## COLLECTED MATERIAL

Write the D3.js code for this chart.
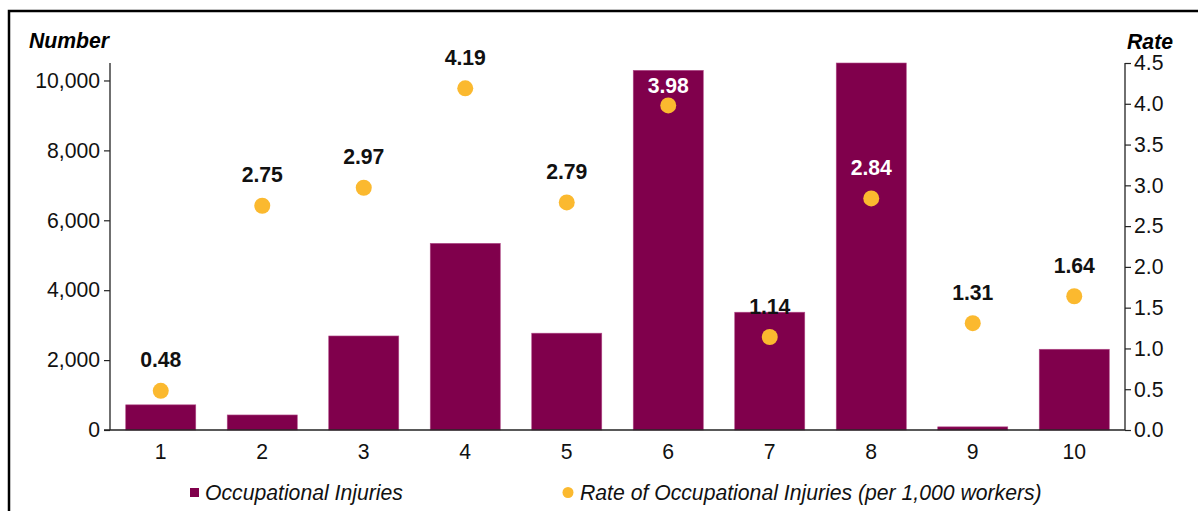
<!DOCTYPE html>
<html><head><meta charset="utf-8">
<script src="https://cdn.jsdelivr.net/npm/d3@7"></script>
<style>body{margin:0;background:#fff;} svg{display:block;font-family:"Liberation Sans",Arial,sans-serif;}</style>
</head><body>
<svg id="c" width="1198" height="511"></svg>
<script>
const categories = ["1","2","3","4","5","6","7","8","9","10"];
const injuries = [720, 430, 2690, 5340, 2770, 10290, 3370, 10500, 90, 2310];
const rates = [0.48, 2.75, 2.97, 4.19, 2.79, 3.98, 1.14, 2.84, 1.31, 1.64];
const leftTicks = [0, 2000, 4000, 6000, 8000, 10000];
const rightTicks = [0,0.5,1,1.5,2,2.5,3,3.5,4,4.5];
const seriesNames = ["Occupational Injuries", "Rate of Occupational Injuries (per 1,000 workers)"];

const barColor = "#80004C", dotColor = "#FBB92F";
const FS = 21.2;
const svg = d3.select("#c");
const L = 110, R = 1125, T = 63, B = 430;

// frame
svg.append("path").attr("d", `M9,520 L9,11 L1210,11`).attr("fill","none").attr("stroke","#000").attr("stroke-width",2.5);

const x = d3.scaleBand().domain(categories).range([L, R]).paddingInner(0.31).paddingOuter(0.155);
const yL = d3.scaleLinear().domain([0, 10500]).range([B, T]);
const yR = d3.scaleLinear().domain([0, 4.5]).range([B, T]);

// bars
svg.append("g").selectAll("rect").data(injuries).join("rect")
  .attr("x", (d,i)=>x(categories[i])).attr("width", x.bandwidth())
  .attr("y", d=>yL(d)).attr("height", d=>B - yL(d))
  .attr("fill", barColor).attr("stroke","#b04a88").attr("stroke-width",0.6);

// axes
const axL = svg.append("g").attr("transform",`translate(${L},0)`)
  .call(d3.axisLeft(yL).tickValues(leftTicks).tickSize(6).tickPadding(4).tickFormat(d3.format(",")));
const axR = svg.append("g").attr("transform",`translate(${R},0)`)
  .call(d3.axisRight(yR).tickValues(rightTicks).tickSize(6).tickPadding(3).tickFormat(d3.format(".1f")));
[axL, axR].forEach(a=>{
  a.select(".domain").attr("d", `M0,${T}V${B}`).attr("stroke","#222").attr("stroke-width",1.3);
  a.selectAll(".tick line").attr("stroke","#222").attr("stroke-width",1.2);
  a.selectAll("text").attr("font-size",FS).attr("fill","#111").attr("font-family","Liberation Sans, Arial, sans-serif");
});
// x axis
const axX = svg.append("g").attr("transform",`translate(0,${B})`)
  .call(d3.axisBottom(x).tickSize(0).tickPadding(14));
axX.select(".domain").attr("d", `M${L-6},0H${R}`).attr("stroke","#222").attr("stroke-width",1.3);
axX.selectAll("text").attr("font-size",FS).attr("fill","#111").attr("font-family","Liberation Sans, Arial, sans-serif");

// axis titles
svg.append("text").attr("x",29).attr("y",48).text("Number")
  .attr("font-size",FS).attr("font-weight","bold").attr("font-style","italic");
svg.append("text").attr("x",1173).attr("y",49).attr("text-anchor","end").text("Rate")
  .attr("font-size",FS).attr("font-weight","bold").attr("font-style","italic");

// dots
const cx = i => x(categories[i]) + x.bandwidth()/2;
svg.append("g").selectAll("circle").data(rates).join("circle")
  .attr("cx",(d,i)=>cx(i)).attr("cy",d=>yR(d)).attr("r",8).attr("fill",dotColor);

// labels: above the dot; if the label centre falls inside a bar, push it fully inside
function labelY(d,i){
  let c = yR(d) - 31;
  const top = yL(injuries[i]);
  if (c > top && c - 10 < top) c = top + 15;
  return c;
}
svg.append("g").selectAll("text").data(rates).join("text")
  .attr("x",(d,i)=>cx(i)).attr("y",(d,i)=>labelY(d,i)).attr("dy","0.36em")
  .attr("text-anchor","middle").attr("font-size",FS).attr("font-weight","bold")
  .attr("fill",(d,i)=> labelY(d,i) > yL(injuries[i]) ? "#fff" : "#111")
  .text(d=>d3.format(".2f")(d));

// legend
const lg = svg.append("g");
lg.append("rect").attr("x",190).attr("y",488).attr("width",9).attr("height",9).attr("fill",barColor);
lg.append("text").attr("x",205).attr("y",499.5).text(seriesNames[0]).attr("font-size",FS).attr("font-style","italic").attr("fill","#111");
lg.append("circle").attr("cx",568).attr("cy",492.5).attr("r",5.5).attr("fill",dotColor);
lg.append("text").attr("x",580).attr("y",499.5).text(seriesNames[1]).attr("font-size",FS).attr("font-style","italic").attr("fill","#111");
</script>
</body></html>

## OBJECTIVE
Print out the lines exactly, skipping any picture.

## TASK SOLUTION
Write the D3.js code for this chart.
<!DOCTYPE html>
<html><head><meta charset="utf-8">
<script src="https://cdn.jsdelivr.net/npm/d3@7"></script>
<style>body{margin:0;background:#fff;} svg{display:block;font-family:"Liberation Sans",Arial,sans-serif;}</style>
</head><body>
<svg id="c" width="1198" height="511"></svg>
<script>
const categories = ["1","2","3","4","5","6","7","8","9","10"];
const injuries = [720, 430, 2690, 5340, 2770, 10290, 3370, 10500, 90, 2310];
const rates = [0.48, 2.75, 2.97, 4.19, 2.79, 3.98, 1.14, 2.84, 1.31, 1.64];
const leftTicks = [0, 2000, 4000, 6000, 8000, 10000];
const rightTicks = [0,0.5,1,1.5,2,2.5,3,3.5,4,4.5];
const seriesNames = ["Occupational Injuries", "Rate of Occupational Injuries (per 1,000 workers)"];

const barColor = "#80004C", dotColor = "#FBB92F";
const FS = 21.2;
const svg = d3.select("#c");
const L = 110, R = 1125, T = 63, B = 430;

// frame
svg.append("path").attr("d", `M9,520 L9,11 L1210,11`).attr("fill","none").attr("stroke","#000").attr("stroke-width",2.5);

const x = d3.scaleBand().domain(categories).range([L, R]).paddingInner(0.31).paddingOuter(0.155);
const yL = d3.scaleLinear().domain([0, 10500]).range([B, T]);
const yR = d3.scaleLinear().domain([0, 4.5]).range([B, T]);

// bars
svg.append("g").selectAll("rect").data(injuries).join("rect")
  .attr("x", (d,i)=>x(categories[i])).attr("width", x.bandwidth())
  .attr("y", d=>yL(d)).attr("height", d=>B - yL(d))
  .attr("fill", barColor).attr("stroke","#b04a88").attr("stroke-width",0.6);

// axes
const axL = svg.append("g").attr("transform",`translate(${L},0)`)
  .call(d3.axisLeft(yL).tickValues(leftTicks).tickSize(6).tickPadding(4).tickFormat(d3.format(",")));
const axR = svg.append("g").attr("transform",`translate(${R},0)`)
  .call(d3.axisRight(yR).tickValues(rightTicks).tickSize(6).tickPadding(3).tickFormat(d3.format(".1f")));
[axL, axR].forEach(a=>{
  a.select(".domain").attr("d", `M0,${T}V${B}`).attr("stroke","#222").attr("stroke-width",1.3);
  a.selectAll(".tick line").attr("stroke","#222").attr("stroke-width",1.2);
  a.selectAll("text").attr("font-size",FS).attr("fill","#111").attr("font-family","Liberation Sans, Arial, sans-serif");
});
// x axis
const axX = svg.append("g").attr("transform",`translate(0,${B})`)
  .call(d3.axisBottom(x).tickSize(0).tickPadding(14));
axX.select(".domain").attr("d", `M${L-6},0H${R}`).attr("stroke","#222").attr("stroke-width",1.3);
axX.selectAll("text").attr("font-size",FS).attr("fill","#111").attr("font-family","Liberation Sans, Arial, sans-serif");

// axis titles
svg.append("text").attr("x",29).attr("y",48).text("Number")
  .attr("font-size",FS).attr("font-weight","bold").attr("font-style","italic");
svg.append("text").attr("x",1173).attr("y",49).attr("text-anchor","end").text("Rate")
  .attr("font-size",FS).attr("font-weight","bold").attr("font-style","italic");

// dots
const cx = i => x(categories[i]) + x.bandwidth()/2;
svg.append("g").selectAll("circle").data(rates).join("circle")
  .attr("cx",(d,i)=>cx(i)).attr("cy",d=>yR(d)).attr("r",8).attr("fill",dotColor);

// labels: above the dot; if the label centre falls inside a bar, push it fully inside
function labelY(d,i){
  let c = yR(d) - 31;
  const top = yL(injuries[i]);
  if (c > top && c - 10 < top) c = top + 15;
  return c;
}
svg.append("g").selectAll("text").data(rates).join("text")
  .attr("x",(d,i)=>cx(i)).attr("y",(d,i)=>labelY(d,i)).attr("dy","0.36em")
  .attr("text-anchor","middle").attr("font-size",FS).attr("font-weight","bold")
  .attr("fill",(d,i)=> labelY(d,i) > yL(injuries[i]) ? "#fff" : "#111")
  .text(d=>d3.format(".2f")(d));

// legend
const lg = svg.append("g");
lg.append("rect").attr("x",190).attr("y",488).attr("width",9).attr("height",9).attr("fill",barColor);
lg.append("text").attr("x",205).attr("y",499.5).text(seriesNames[0]).attr("font-size",FS).attr("font-style","italic").attr("fill","#111");
lg.append("circle").attr("cx",568).attr("cy",492.5).attr("r",5.5).attr("fill",dotColor);
lg.append("text").attr("x",580).attr("y",499.5).text(seriesNames[1]).attr("font-size",FS).attr("font-style","italic").attr("fill","#111");
</script>
</body></html>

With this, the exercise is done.